One of the wise women became possessed, and another performed a sacred dance.
The Maharaja, with impassive countenance, continued his chain-smoking.
After some three hours the procession returned to the Palace, where His Highness performed the rites of purification in the Palace temple. After dark there was an entertainment, attended by Lieut-General Slim, GOC, British 14th Army, other senior British officers, and His Highness’s political advisers, watched from a distance by a motley throng of Manipuris and British and Indian troops.
There was wrestling on the lawn by the light of lamps, and then followed, in the State Durbar Hall, a superb display of Manipuri dancing, for which the state is renowned throughout all India. Four young men, with magnificent torsos, and one famous girl dancer, all strikingly and beautifully dressed, went through the immemorial measures of their race to the throbbing strains of the Palace orchestra, in which there were drums, flutes, cymbals, and zithers.
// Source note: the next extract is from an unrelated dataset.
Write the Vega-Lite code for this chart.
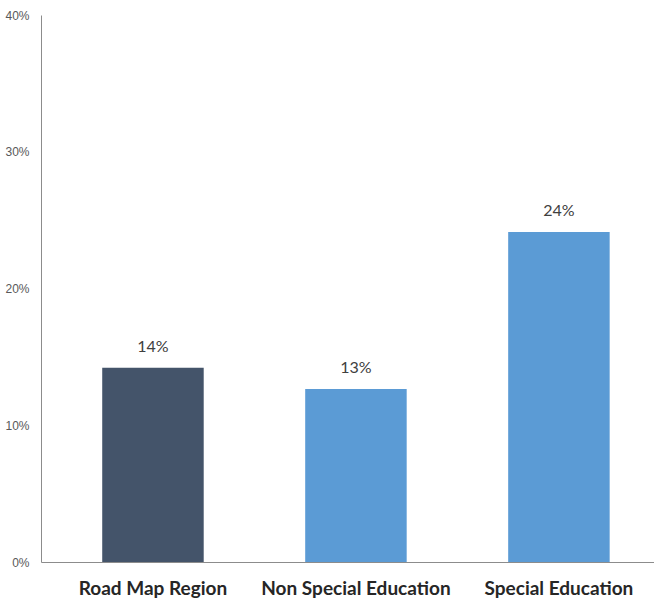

No women, except the soothsayers, attended the ceremonies.
The present Maharaja has had three official consorts. The first was found murdered in the Palace in mysterious circumstances some years ago. The second, a princess of Nepal, who is the present Maharani, sought safety at her father’s Himalayan home after the first of last year’s Japanese air raids, and has not yet returned. The third, a beautiful Manipuri, was delivered of a daughter five days ago.